I understand that proceedings under this Act have been successfully taken in one instance in Ireland. Proceedings are now being instituted in one case in this country.


Why have so few cases been proceeded with?


In cases of illegal profiteering it is open to the Ministry of Food either to institute proceedings under the Food (Profits) Act, 1913, or to institute summary proceedings for breaches of the Regulations, and so long as substantial penalties are imposed by magistrates in respect of summary proceedings there is no object in initiating the more expensive and elaborate proceedings under the older Act. Very numerous cases have been brought before the Committee, and substantial penalties have been recovered.

81. Mr. CARTER

asked the Food Controller whether, since December last, the Manchester local food committee has been unsuccessfully urging the Ministry of Food to take immediate proceedings under the Defence of the Realm (Food Profits) Act, 1918, against a Manchester firm which has been convicted on several occasions for illegal profiteering; whether he is aware that, owing to the dilatory action of the Ministry, the Manchester Committee has refrained from sending a considerable number of similar cases; and what steps he proposes to take to inquire into the efficiency of the staff engaged in this section of the Ministry?


Proceedings under the Defence of the Realm (Food Profits) Act, 1918, have now been filed in the matter to which the hon.
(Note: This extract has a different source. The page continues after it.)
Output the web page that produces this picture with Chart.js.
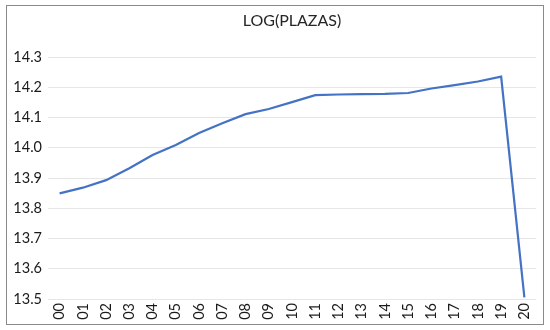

Member presumably refers. Having regard to all the circumstances of the case, I am not of opinion that there has been any avoidable delay.
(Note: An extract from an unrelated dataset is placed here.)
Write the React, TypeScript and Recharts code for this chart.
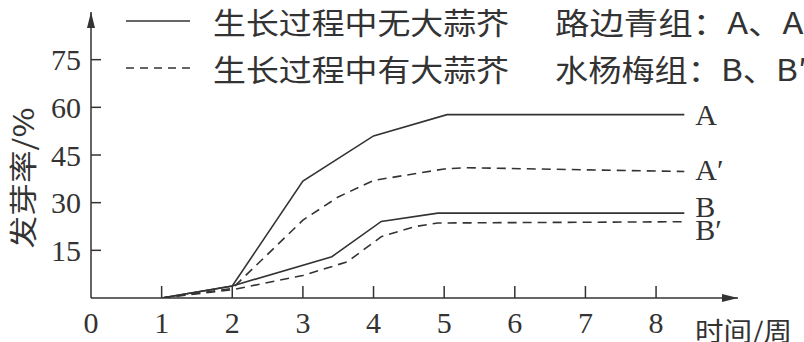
import React from "react";
import { LineChart, Line, XAxis, YAxis, ReferenceDot } from "recharts";

const X_TICKS = [0, 1, 2, 3, 4, 5, 6, 7, 8];
const Y_TICKS = [15, 30, 45, 60, 75];
const X_MAX = 9.16;
const Y_MAX = 90;

const A_X = [1, 2, 3, 4, 5.04, 8.4];
const A_Y = [0, 3.8, 36.8, 51, 57.7, 57.7];
const A2_X = [1, 2, 3, 3.5, 4, 5, 5.3, 8.4];
const A2_Y = [0, 3, 24.5, 31.8, 37, 40.6, 41, 39.8];
const B_X = [1, 2, 3.41, 4.11, 4.91, 8.4];
const B_Y = [0, 3.8, 13, 24.1, 26.7, 26.7];
const B2_X = [1, 2, 3, 3.63, 4.11, 4.59, 4.91, 8.4];
const B2_Y = [0, 2.6, 7.1, 11.4, 19.3, 22.5, 23.6, 24];

const SERIES_LABELS = ["A", "A′", "B", "B′"];
const LEGEND_1 = "生长过程中无大蒜芥";
const LEGEND_2 = "生长过程中有大蒜芥";
const GROUP_1 = "路边青组：A、A′";
const GROUP_2 = "水杨梅组：B、B′";
const Y_LABEL = "发芽率/%";
const X_LABEL = "时间/周";

const INK = "#333";
const FONT = "'Liberation Serif', 'Noto Sans CJK SC', serif";
const CJK = "'Noto Sans CJK SC', 'Liberation Serif', serif";

const zip = (xs: number[], ys: number[]) => xs.map((x, i) => ({ x, y: ys[i] }));
const dataA = zip(A_X, A_Y);
const dataA2 = zip(A2_X, A2_Y);
const dataB = zip(B_X, B_Y);
const dataB2 = zip(B2_X, B2_Y);

const endLabel = (text: string, dy: number, last: number) => (props: any) => {
  const { x, y, index } = props;
  if (index !== last) return null;
  return (
    <text
      x={x + 11}
      y={y + dy}
      fill={INK}
      fontSize={30}
      fontFamily={FONT}
      dominantBaseline="central"
    >
      {text}
    </text>
  );
};

const XTick = (props: any) => {
  const { x, y, payload } = props;
  return (
    <g>
      {payload.value !== 0 && (
        <line x1={x} x2={x} y1={y} y2={y - 12} stroke={INK} strokeWidth={1.5} />
      )}
      <text
        x={x}
        y={y + 24}
        textAnchor="middle"
        dominantBaseline="central"
        fill={INK}
        fontSize={30}
        fontFamily={FONT}
      >
        {payload.value}
      </text>
    </g>
  );
};

const YTick = (props: any) => {
  const { x, y, payload } = props;
  return (
    <g>
      <line x1={x} x2={x + 10} y1={y} y2={y} stroke={INK} strokeWidth={1.5} />
      <text
        x={x - 10}
        y={y}
        textAnchor="end"
        dominantBaseline="central"
        fill={INK}
        fontSize={30}
        fontFamily={FONT}
      >
        {payload.value}
      </text>
    </g>
  );
};

const UpArrow = (p: any) => (
  <path d={`M${p.cx - 4},${p.cy + 16} L${p.cx},${p.cy} L${p.cx + 4},${p.cy + 16} Z`} fill={INK} />
);
const RightArrow = (p: any) => (
  <path d={`M${p.cx - 16},${p.cy - 4} L${p.cx},${p.cy} L${p.cx - 16},${p.cy + 4} Z`} fill={INK} />
);

export default function App() {
  return (
    <div style={{ position: "absolute", left: 0, top: 0, width: 804, height: 342, background: "#fff" }}>
      <LineChart
        width={804}
        height={342}
        margin={{ top: 12, right: 66, left: 0, bottom: 0 }}
        style={{ fontFamily: FONT }}
      >
        <XAxis
          dataKey="x"
          type="number"
          domain={[0, X_MAX]}
          ticks={X_TICKS}
          height={44}
          tickSize={0}
          tickMargin={0}
          tickLine={false}
          axisLine={{ stroke: INK, strokeWidth: 1.5 }}
          tick={<XTick />}
          allowDataOverflow
        />
        <YAxis
          type="number"
          domain={[0, Y_MAX]}
          ticks={Y_TICKS}
          width={91}
          tickSize={0}
          tickMargin={0}
          tickLine={false}
          axisLine={{ stroke: INK, strokeWidth: 1.5 }}
          tick={<YTick />}
          allowDataOverflow
        />
        <Line data={dataA} dataKey="y" type="linear" stroke={INK} strokeWidth={1.6} dot={false}
          isAnimationActive={false} label={endLabel(SERIES_LABELS[0], 0, dataA.length - 1)} />
        <Line data={dataA2} dataKey="y" type="linear" stroke={INK} strokeWidth={1.6} strokeDasharray="9 6" dot={false}
          isAnimationActive={false} label={endLabel(SERIES_LABELS[1], -2, dataA2.length - 1)} />
        <Line data={dataB} dataKey="y" type="linear" stroke={INK} strokeWidth={1.6} dot={false}
          isAnimationActive={false} label={endLabel(SERIES_LABELS[2], -7, dataB.length - 1)} />
        <Line data={dataB2} dataKey="y" type="linear" stroke={INK} strokeWidth={1.6} strokeDasharray="9 6" dot={false}
          isAnimationActive={false} label={endLabel(SERIES_LABELS[3], 8, dataB2.length - 1)} />
        <ReferenceDot x={0} y={Y_MAX} r={0} ifOverflow="visible" shape={UpArrow} />
        <ReferenceDot x={X_MAX} y={0} r={0} ifOverflow="visible" shape={RightArrow} />
        <g fill={INK}>
          <line x1={126} x2={190} y1={21} y2={21} stroke={INK} strokeWidth={1.6} />
          <line x1={126} x2={190} y1={68} y2={68} stroke={INK} strokeWidth={1.6} strokeDasharray="8 6" />
          <text x={213} y={21} fontSize={30} fontFamily={CJK} dominantBaseline="central" textLength={296} lengthAdjust="spacingAndGlyphs">{LEGEND_1}</text>
          <text x={213} y={68} fontSize={30} fontFamily={CJK} dominantBaseline="central" textLength={296} lengthAdjust="spacingAndGlyphs">{LEGEND_2}</text>
          <text x={555} y={21} fontSize={30} fontFamily={CJK} dominantBaseline="central" textLength={258} lengthAdjust="spacingAndGlyphs">{GROUP_1}</text>
          <text x={555} y={68} fontSize={30} fontFamily={CJK} dominantBaseline="central" textLength={252} lengthAdjust="spacingAndGlyphs">{GROUP_2}</text>
          <text x={0} y={0} fontSize={28} fontFamily={CJK} textAnchor="middle" dominantBaseline="central"
            textLength={141} lengthAdjust="spacingAndGlyphs"
            transform="translate(22,178) rotate(-90)">{Y_LABEL}</text>
          <text x={695} y={329} fontSize={26} fontFamily={CJK} dominantBaseline="central" textLength={97} lengthAdjust="spacingAndGlyphs">{X_LABEL}</text>
        </g>
      </LineChart>
    </div>
  );
}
May I ask my hon. Friend whether he is aware that this very matter has been before his Department since last December, and that on one occasion, in May, it was said that the reason for the delay in dealing with it was the prevalence of influenza among the officials? Is the hon. Gentleman also aware that as late as June last the answer was that the delay was owing to illness in the legal department? I think the House will be very glad to hear if at the present time these legal gentlemen are convalescent, in view of the long time taken—


The hon. Member is not entitled to comment on his question.